Interest-only loans are popular with investors who aren’t keen on putting a lot of capital into their investment property. It is also a handy feature for people who need to reduce their mortgage repayments for a short period of time while they are travelling overseas, or taking time off to look after a new family member, for example.

While moving on to interest-only will make your monthly repayments cheaper, ultimately, you will end up paying your bank thousands of dollars extra in interest to make up for the time where you weren’t paying off the principal.

What if I can't pay off my guaranteed home loan?

If you can’t pay off your guaranteed home loan, your lender might chase your guarantor for the money.

A guaranteed home loan is a legally binding agreement in which the guarantor assumes overall responsibility for the mortgage. So if the borrower falls behind on their mortgage, the lender might insist that the guarantor cover the repayments. If the guarantor fails to do so, the lender might seize the guarantor’s security (which is often the family home) so it can recoup its money.

How do I know if I have to pay LMI?

Each lender has its own policies, but as a general rule you will have to pay lender’s mortgage insurance (LMI) if your loan-to-value ratio (LVR) exceeds 80 per cent.

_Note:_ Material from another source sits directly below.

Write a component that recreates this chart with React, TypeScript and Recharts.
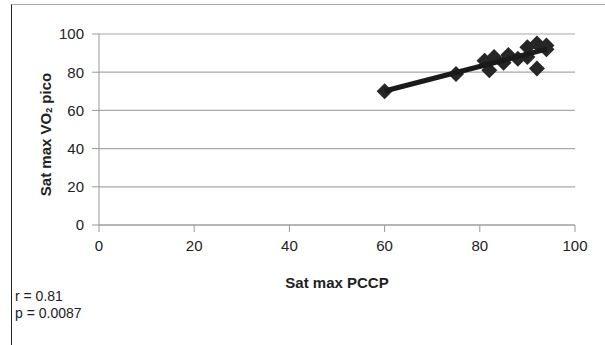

This applies whether you’re taking out a new home loan or you’re refinancing.

If you’re looking to buy a property, you can use this LMI calculator to work out how much you’re likely to be charged in LMI.

What happens when you default on your mortgage?

A mortgage default occurs when you are 90 days or more behind on your mortgage repayments. Late repayments will often incur a late fee on top of the amount owed which will continue to gather interest along with the remaining principal amount.

If you do default on a mortgage repayment you should try and catch up in next month’s payment. If this isn’t possible, and missing payments is going to become a regular issue, you need to contact your lender as soon as possible to organise an alternative payment schedule and discuss further options.

You may also want to talk to a financial counsellor.